*Dataset section:*
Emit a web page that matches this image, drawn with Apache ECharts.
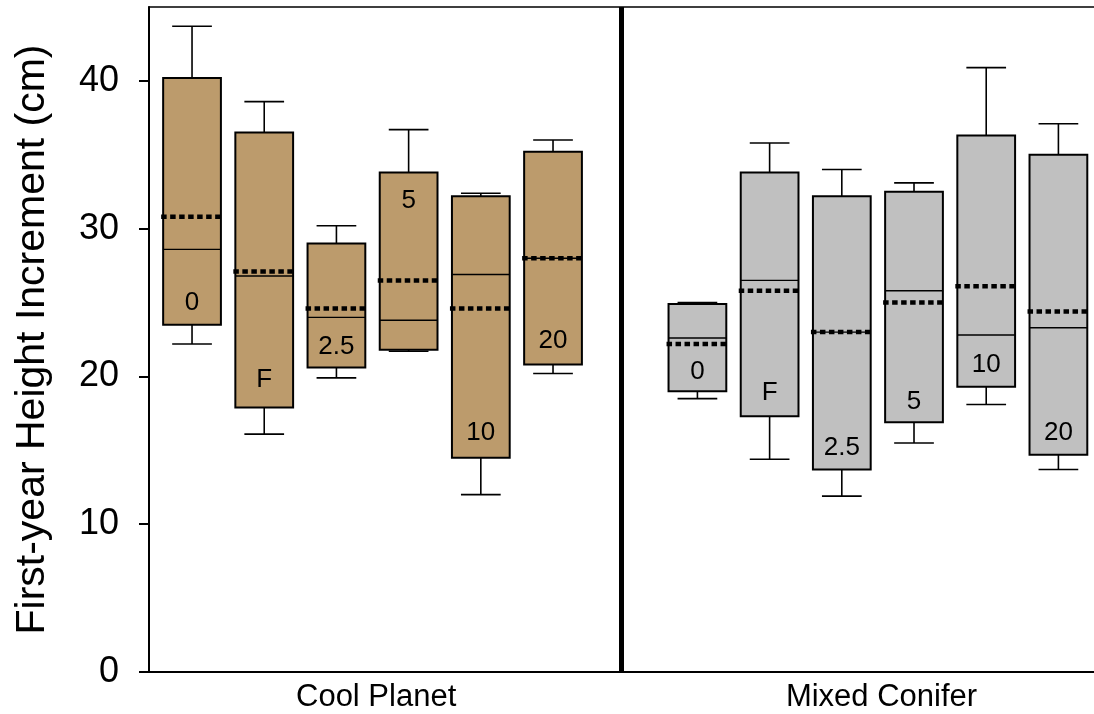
<html>
<head>
    <meta charset='utf-8'/>
    <title>First-year Height Increment</title>
    <style>
        body {
            margin: 0;
            padding: 0;
            background: #fff;
        }

        #chart {
            width: 1094px;
            height: 714px;
        }
    </style>
</head>
<body>
<div id='chart'></div>
<script src="https://cdn.jsdelivr.net/npm/echarts@6/dist/echarts.min.js"></script>
<script type="text/javascript">
    var groups = ['Cool Planet', 'Mixed Conifer'];
    var treatments = ['0', 'F', '2.5', '5', '10', '20'];
    var yTicks = [0, 10, 20, 30, 40];

    // box positions along x (one slot per box, a blank slot between the groups)
    var coolPos = [1, 2, 3, 4, 5, 6];
    var mixedPos = [8, 9, 10, 11, 12, 13];
    var groupLabelPos = [3.55, 10.55];
    var dividerPos = 6.95;

    // Cool Planet
    var coolLow = [22.2, 16.1, 19.9, 21.7, 12.0, 20.2];
    var coolQ1 = [23.5, 17.9, 20.6, 21.8, 14.5, 20.8];
    var coolMedian = [28.6, 26.8, 24.0, 23.8, 26.9, 28.0];
    var coolQ3 = [40.2, 36.5, 29.0, 33.8, 32.2, 35.2];
    var coolHigh = [43.7, 38.6, 30.2, 36.7, 32.4, 36.0];
    var coolMean = [30.8, 27.1, 24.6, 26.5, 24.6, 28.0];
    var coolLabelY = [25.0, 19.8, 22.0, 31.9, 16.2, 22.4];

    // Mixed Conifer
    var mixedLow = [18.5, 14.4, 11.9, 15.5, 18.1, 13.7];
    var mixedQ1 = [19.0, 17.3, 13.7, 16.9, 19.3, 14.7];
    var mixedMedian = [22.6, 26.5, 23.0, 25.8, 22.8, 23.3];
    var mixedQ3 = [24.9, 33.8, 32.2, 32.5, 36.3, 35.0];
    var mixedHigh = [25.0, 35.8, 34.0, 33.1, 40.9, 37.1];
    var mixedMean = [22.2, 25.8, 23.0, 25.0, 26.1, 24.4];
    var mixedLabelY = [20.3, 18.9, 15.2, 18.3, 20.8, 16.2];

    function buildRows(pos, low, q1, med, q3, high, mean, labY) {
        var rows = [];
        for (var i = 0; i < pos.length; i++) {
            rows.push([pos[i], low[i], q1[i], med[i], q3[i], high[i], mean[i], labY[i]]);
        }
        return rows;
    }

    function makeRender(fill) {
        return function (params, api) {
            var x = api.value(0);
            var lo = api.coord([x, api.value(1)]);
            var q1 = api.coord([x, api.value(2)]);
            var med = api.coord([x, api.value(3)]);
            var q3 = api.coord([x, api.value(4)]);
            var hi = api.coord([x, api.value(5)]);
            var mean = api.coord([x, api.value(6)]);
            var lab = api.coord([x, api.value(7)]);
            var half = api.size([0.8, 0])[0] / 2;
            var cap = api.size([0.55, 0])[0] / 2;
            var cx = lo[0];
            var thin = {stroke: '#000', lineWidth: 1.6};
            return {
                type: 'group',
                children: [
                    {type: 'line', shape: {x1: cx, y1: hi[1], x2: cx, y2: q3[1]}, style: thin},
                    {type: 'line', shape: {x1: cx - cap, y1: hi[1], x2: cx + cap, y2: hi[1]}, style: thin},
                    {type: 'line', shape: {x1: cx, y1: q1[1], x2: cx, y2: lo[1]}, style: thin},
                    {type: 'line', shape: {x1: cx - cap, y1: lo[1], x2: cx + cap, y2: lo[1]}, style: thin},
                    {
                        type: 'rect',
                        shape: {x: cx - half, y: q3[1], width: half * 2, height: q1[1] - q3[1]},
                        style: {fill: fill, stroke: '#000', lineWidth: 2}
                    },
                    {
                        type: 'line',
                        shape: {x1: cx - half, y1: med[1], x2: cx + half, y2: med[1]},
                        style: {stroke: '#000', lineWidth: 1.4}
                    },
                    {
                        type: 'line',
                        shape: {x1: cx - half - 2, y1: mean[1], x2: cx + half, y2: mean[1]},
                        style: {stroke: '#000', lineWidth: 4.5, lineDash: [5.5, 3.5]}
                    },
                    {
                        type: 'text',
                        x: cx,
                        y: lab[1],
                        style: {
                            text: treatments[params.dataIndex],
                            fill: '#000',
                            font: '26px "Liberation Sans", Arial, sans-serif',
                            align: 'center',
                            verticalAlign: 'middle'
                        }
                    }
                ]
            };
        };
    }

    var chart = echarts.init(document.getElementById('chart'));

    var option = {
        backgroundColor: '#fff',
        animation: false,
        textStyle: {fontFamily: '"Liberation Sans", Arial, sans-serif'},
        grid: {
            left: 149,
            right: 0,
            top: 7,
            bottom: 42
        },
        xAxis: [{
            type: 'value',
            min: 0.404,
            max: 13.493,
            splitLine: {show: false},
            axisLine: {show: true, onZero: false, lineStyle: {color: '#000', width: 2}},
            axisTick: {show: false},
            axisLabel: {
                customValues: groupLabelPos,
                color: '#000',
                fontSize: 31,
                margin: 10,
                formatter: function (v) {
                    return v < dividerPos ? groups[0] : groups[1];
                }
            }
        }, {
            // top frame line
            type: 'value',
            position: 'top',
            min: 0.404,
            max: 13.493,
            splitLine: {show: false},
            axisLine: {show: true, onZero: false, lineStyle: {color: '#000', width: 1.6}},
            axisTick: {show: false},
            axisLabel: {show: false}
        }],
        yAxis: {
            type: 'value',
            min: 0,
            max: 45,
            interval: 10,
            name: 'First-year Height Increment (cm)',
            nameLocation: 'middle',
            nameGap: 96,
            nameTextStyle: {fontSize: 41, color: '#000'},
            splitLine: {show: false},
            axisLine: {show: true, lineStyle: {color: '#000', width: 2}},
            axisTick: {show: true, length: 10, lineStyle: {color: '#000', width: 2}, customValues: yTicks},
            axisLabel: {color: '#000', fontSize: 36, margin: 30, customValues: yTicks}
        },
        series: [
            {
                name: groups[0],
                type: 'custom',
                renderItem: makeRender('#BC9B6C'),
                data: buildRows(coolPos, coolLow, coolQ1, coolMedian, coolQ3, coolHigh, coolMean, coolLabelY),
                markLine: {
                    silent: true,
                    symbol: 'none',
                    label: {show: false},
                    lineStyle: {color: '#000', width: 5, type: 'solid'},
                    data: [{xAxis: dividerPos}]
                }
            },
            {
                name: groups[1],
                type: 'custom',
                renderItem: makeRender('#C0C0C0'),
                data: buildRows(mixedPos, mixedLow, mixedQ1, mixedMedian, mixedQ3, mixedHigh, mixedMean, mixedLabelY)
            }
        ]
    };
    chart.setOption(option);
</script>
</body>
</html>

*Goal:* Restate, line by line and word for word, everything from the top of the material through the line that contains "var coolLabelY = [25.0, 19.8, 22.0, 31.9, 16.2, 22.4];". Leave pictures out.

*Answer to the problem:*
Emit a web page that matches this image, drawn with Apache ECharts.
<html>
<head>
    <meta charset='utf-8'/>
    <title>First-year Height Increment</title>
    <style>
        body {
            margin: 0;
            padding: 0;
            background: #fff;
        }

        #chart {
            width: 1094px;
            height: 714px;
        }
    </style>
</head>
<body>
<div id='chart'></div>
<script src="https://cdn.jsdelivr.net/npm/echarts@6/dist/echarts.min.js"></script>
<script type="text/javascript">
    var groups = ['Cool Planet', 'Mixed Conifer'];
    var treatments = ['0', 'F', '2.5', '5', '10', '20'];
    var yTicks = [0, 10, 20, 30, 40];

    // box positions along x (one slot per box, a blank slot between the groups)
    var coolPos = [1, 2, 3, 4, 5, 6];
    var mixedPos = [8, 9, 10, 11, 12, 13];
    var groupLabelPos = [3.55, 10.55];
    var dividerPos = 6.95;

    // Cool Planet
    var coolLow = [22.2, 16.1, 19.9, 21.7, 12.0, 20.2];
    var coolQ1 = [23.5, 17.9, 20.6, 21.8, 14.5, 20.8];
    var coolMedian = [28.6, 26.8, 24.0, 23.8, 26.9, 28.0];
    var coolQ3 = [40.2, 36.5, 29.0, 33.8, 32.2, 35.2];
    var coolHigh = [43.7, 38.6, 30.2, 36.7, 32.4, 36.0];
    var coolMean = [30.8, 27.1, 24.6, 26.5, 24.6, 28.0];
    var coolLabelY = [25.0, 19.8, 22.0, 31.9, 16.2, 22.4];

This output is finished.